▸ noun
1 a set of two things used together or regarded as a unit:
a pair of gloves
three pairs of shoes.
▪ two people related in some way or considered together:
a company run by a pair of brothers
get out, the pair of you
students work alone or in pairs
[as plural noun] the pair are said to dislike each other intensely.
▪ a mated couple of animals:
76 pairs of red kites.
▪ two horses harnessed side by side:
she enjoys driving her pair.
▪ the second member of a pair in relation to the first:
each course member tries to persuade his pair of the merits of his model.

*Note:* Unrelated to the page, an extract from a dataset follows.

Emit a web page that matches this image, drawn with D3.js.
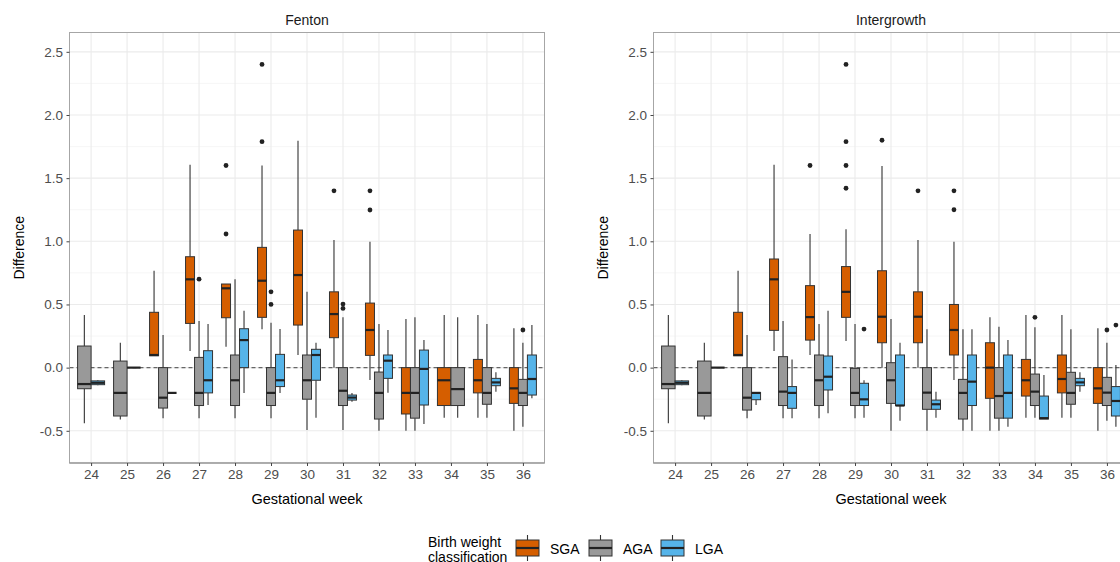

▪ two playing cards of the same denomination:
Jacobs had two pairs.
2 an article consisting of two joined or corresponding parts not used separately:
a pair of jeans
a pair of scissors.
3 either or both of two members of a legislative assembly on opposite sides who absent themselves from voting by mutual arrangement, leaving the relative position of the parties unaffected:
one minister was flatly refused a pair by his Tory opposite number.
▸ verb [with object]
1 put together or join to form a pair:
she wore a cardigan paired with a matching skirt.
▪ [no object] (of animals) form a pair for breeding purposes:
killer whales pair for life.
– ORIGIN Middle English: from Old French paire, from Latin paria ‘equal things’, neuter plural of par ‘equal’. Formerly phrases such as a pair of gloves were expressed without of, as in a pair gloves (compare with German ein Paar Handschuhe).